In the first quarter, cost of sales climbed to $14 billion, up from $11.8 billion in Q1 2013. Meanwhile, shipping costs ballooned 31% to $1.8 billion.
Amazon set Q2 revenue guidance at $18.1 billion to $19.8 billion, or 15-26% growth, while anticipating an operating loss of $455 million to $55 million. So it sounds like Amazon plans to do some big spending that will impact its bottom line—as Amazon is wont to do.
“We think AWS price cuts and investments in video content could weigh on gross profit in the near-term,” wrote J.P. Morgan analyst Doug Anmuth in a research note Friday morning. J.P. Morgan nevertheless expects 29% growth profit growth in the second quarter and 28% growth for the entire year.
Amazon generated $19.74 billion in the first quarter of 2014, which is up 23% from Q1 2013, when it posted $16.07 billion in revenue.
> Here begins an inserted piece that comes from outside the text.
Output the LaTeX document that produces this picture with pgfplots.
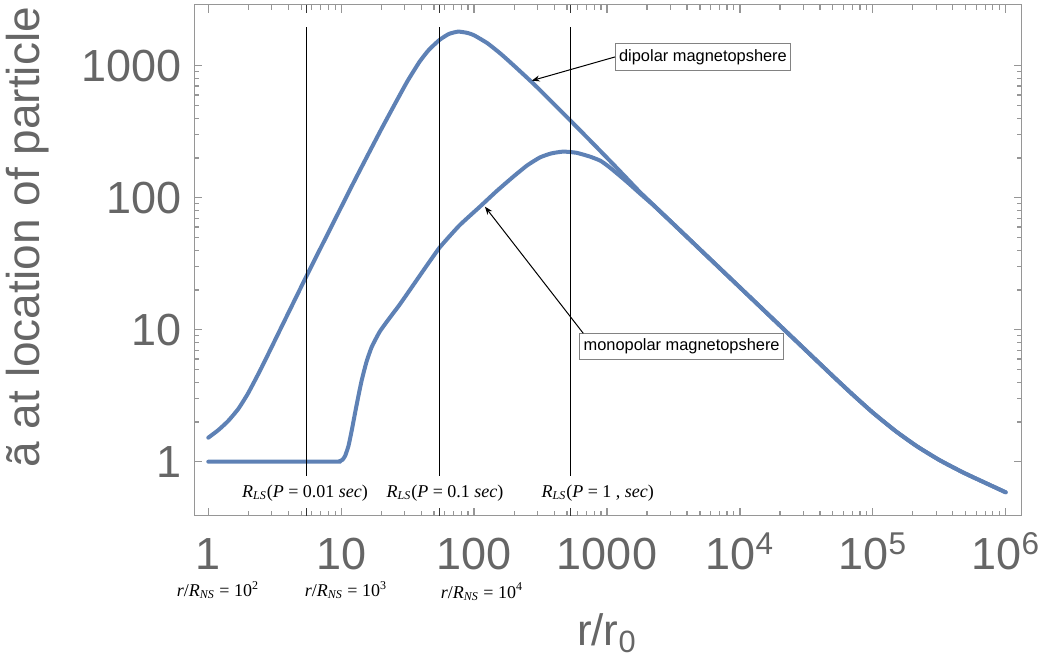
\documentclass[border=0pt]{standalone}
\usepackage{fontspec}
\setmainfont{Liberation Sans}
\newfontfamily\tnr{Liberation Serif}
\usepackage{pgfplots}
\pgfplotsset{compat=1.18}
\usetikzlibrary{arrows.meta}
\definecolor{curvec}{RGB}{94,129,181}
\definecolor{framec}{RGB}{150,150,150}
\definecolor{labc}{RGB}{102,102,102}
\definecolor{boxc}{RGB}{130,130,130}

\begin{document}
\begin{tikzpicture}
\begin{loglogaxis}[
  name=ax,
  scale only axis,
  width=413.7pt, height=255.5pt,
  xmin=0.785, xmax=1.319e6,
  ymin=0.390, ymax=2897,
  clip=false,
  axis line style={framec, line width=0.7pt},
  tick style={framec, line width=0.6pt},
  tick align=inside,
  major tick length=4pt, minor tick length=2.5pt,
  xtick={1,10,100,1000,10000,100000,1000000},
  xticklabels={1,10,100,1000,10\textsuperscript{4},10\textsuperscript{5},10\textsuperscript{6}},
  ytick={1,10,100,1000},
  yticklabels={1,10,100,1000},
  extra x ticks={5.46,55.2,534},
  extra x tick labels={},
  extra x tick style={tick style={black!80}},
  xticklabel style={anchor=base, yshift=-27pt, inner sep=0pt, font=\fontsize{22.5}{27}\selectfont, text=labc},
  yticklabel style={anchor=east, xshift=-6pt, inner sep=0pt, font=\fontsize{22.5}{27}\selectfont, text=labc},
]
% dipolar magnetosphere
\addplot[curvec, line width=2pt, line join=round, line cap=round, smooth, tension=0.3] coordinates {
(1,1.5205) (1.1885,1.7338) (1.4125,2.0370) (1.6827,2.5119) (1.9953,3.3037)
(2.5119,5.1404) (3.5481,10.447) (5.4325,25.003) (7.9983,54.200) (12.023,122.46)
(14.791,183.65) (19.953,327.34) (26.303,548.28) (31.623,767.36) (38.905,1071.5)
(45.709,1318.3) (54.954,1566.8) (64.565,1737.8) (75.858,1811.3) (89.125,1770.1)
(100,1698.2) (125.89,1479.1) (158.49,1230.3) (199.53,1000) (281.84,724.44)
(398.11,512.86) (524.81,388.15) (794.33,254.10) (1122.0,177.83) (1412.5,139.64)
(1778.3,109.65) (2238.7,87.90) (3162.3,63.096) (5623.4,36.308) (10000,20.893)
(17783,12.023) (31623,6.9183) (50119,4.4463) (70795,3.2137) (100000,2.3550)
(147910,1.7100) (213800,1.3122) (316230,1.0304) (478630,0.82794) (707950,0.68865)
(1000000,0.58614)
};
% monopolar magnetosphere
\addplot[curvec, line width=2pt, line join=round, line cap=round, smooth, tension=0.3] coordinates {
(1,1) (8.9125,1) (9.6605,1.0069) (10.233,1.0351) (10.715,1.1092) (11.350,1.3183)
(12.023,1.7378) (12.706,2.3281) (13.490,3.1623) (14.256,4.1210) (15.488,5.6885)
(16.982,7.4131) (19.498,9.6605) (22.594,11.885) (27.542,15.488) (33.884,20.893)
(43.652,30.200) (55.335,42.170) (77.625,61.660) (110.66,85.507) (147.91,112.20)
(197.24,144.21) (251.19,175.79) (313.33,201.84) (380.19,216.27) (468.81,223.36)
(588.84,218.78) (744.73,204.64) (891.25,190.55) (1000,175.79) (1122.0,160.32)
(1412.5,131.83) (1778.3,107.15) (2238.7,87.498) (3162.3,63.096) (5623.4,36.308)
(10000,20.893) (17783,12.023) (31623,6.9183) (50119,4.4463) (70795,3.2137)
(100000,2.3550) (147910,1.7100) (213800,1.3122) (316230,1.0304) (478630,0.82794)
(707950,0.68865) (1000000,0.58614)
};
% light-cylinder radii
\addplot[black, line width=0.55pt] coordinates {(5.46,0.783) (5.46,1950)};
\addplot[black, line width=0.55pt] coordinates {(55.2,0.783) (55.2,1950)};
\addplot[black, line width=0.55pt] coordinates {(534,0.783) (534,1950)};

\node[font=\tnr\fontsize{9}{10}\selectfont] at (rel axis cs:0.1338,0.0444) {\textit{R}\textsubscript{\textit{LS}}(\textit{P} = 0.01 \textit{sec})};
\node[font=\tnr\fontsize{9}{10}\selectfont] at (rel axis cs:0.303,0.0444) {\textit{R}\textsubscript{\textit{LS}}(\textit{P} = 0.1 \textit{sec})};
\node[font=\tnr\fontsize{9}{10}\selectfont] at (rel axis cs:0.4877,0.0444) {\textit{R}\textsubscript{\textit{LS}}(\textit{P} = 1 , \textit{sec})};

\node[font=\tnr\fontsize{9}{10}\selectfont] at (rel axis cs:0.0286,-0.1454) {\textit{r}/\textit{R}\textsubscript{\textit{NS}} = 10\textsuperscript{2}};
\node[font=\tnr\fontsize{9}{10}\selectfont] at (rel axis cs:0.1833,-0.1454) {\textit{r}/\textit{R}\textsubscript{\textit{NS}} = 10\textsuperscript{3}};
\node[font=\tnr\fontsize{9}{10}\selectfont] at (rel axis cs:0.3477,-0.149) {\textit{r}/\textit{R}\textsubscript{\textit{NS}} = 10\textsuperscript{4}};

\node[rotate=90, text=labc, font=\fontsize{23}{27}\selectfont] at (rel axis cs:-0.201,0.545) {ã at location of particle};
\node[text=labc, font=\fontsize{22}{26}\selectfont] at (rel axis cs:0.4986,-0.2295) {r/r\textsubscript{0}};

\node[draw=boxc, fill=white, line width=0.5pt, inner xsep=2pt, inner ysep=0pt, minimum height=13.5pt, font=\fontsize{8.2}{10}\selectfont] at (rel axis cs:0.6148,0.8967) {dipolar magnetopshere};
\draw[-{Stealth[length=4pt,width=3pt]}, line width=0.5pt] (rel axis cs:0.5085,0.8977) -- (rel axis cs:0.4078,0.8513);

\node[draw=boxc, fill=white, line width=0.5pt, inner xsep=2pt, inner ysep=0pt, minimum height=12.7pt, font=\fontsize{8.2}{10}\selectfont] at (rel axis cs:0.589,0.3307) {monopolar magnetopshere};
\draw[-{Stealth[length=4pt,width=3pt]}, line width=0.5pt] (rel axis cs:0.4701,0.3569) -- (rel axis cs:0.3513,0.6047);
\end{loglogaxis}
\pgfresetboundingbox
\path (ax.south west) ++(-97.15pt,-70.15pt) rectangle ++(521pt,328pt);
\end{tikzpicture}
\end{document}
That beats Wall Street’s expectations of $19.43 billion for the quarter.
Net income came in at $108 million, or 23 cents a share, which is in line with analysts’ estimates. That’s an increase from the $82 million, or 18 cents a share, that the company took home in Q1 2013. Now Amazon will turn around and reinvest all of that money back into the company, which is like the opposite of a snake eating its own tail. The snake just gets bigger, even though it doesn't have a damn tail...(And I think I'm done with metaphors for the day. Good night, folks!)
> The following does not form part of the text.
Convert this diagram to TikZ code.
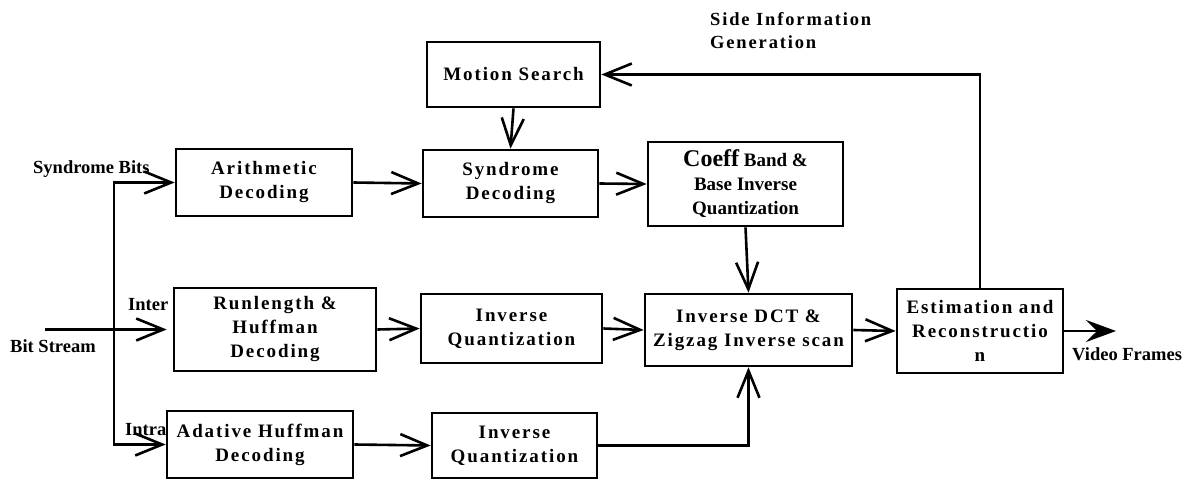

That said, operating income was down a full 19% to $146 million, compared to $181 million in the first quarter of 2013.
“We get our energy from inventing on behalf of customers, and 2014 is off to a kinetic start,” said CEO Jeff Bezos, in a statement. “Our device team launched Fire TV, offering great content, including our recently announced exclusive deal with HBO, and innovative features like unified voice search, which we’re delighted is being adopted by so many new partners, including Netflix, HBO Go, Hulu Plus, Crackle and Showtime Anytime. The team is working hard to keep Fire TV in stock.”
Earlier this month, Amazon debuted its new streaming set-top box, Fire TV. But it’s crazy late to the party, so what Amazon is missing in the whole first-mover department, it makes up for in speed and power. The device has a quad-core processor, 2 GB of RAM and a dedicated GPU. It also comes with 1080p HD video and Dolby Digital surround sound. Additionally, Amazon included a feature called ASAP, which predicts what TV shows and movies you’ll want to watch based on your viewing habits and buffers them for playback before you hit play.
Par for the course with any new Amazon hardware debut, the company is keeping mum on the number of units sold. Bezos’s comment about “working hard to keep Fire TV in stock” is all we get.
Another big highlight for the quarter: Amazon Prime has become the first streaming video-on-demand service to license HBO content. Prime subscribers can now stream The Sopranos, The Wire, and even early seasons of True Blood and Treme at no extra cost.
Interestingly, BTIG analyst Richard Greenfield notes that what this ultimately means is that HBO doesn’t see Amazon as a competitive media brand. It does, however, see Netflix as a competitor, which is why the company went with Amazon even though Netflix CEO Reed Hastings has been openly itching to get streaming HBO content for years.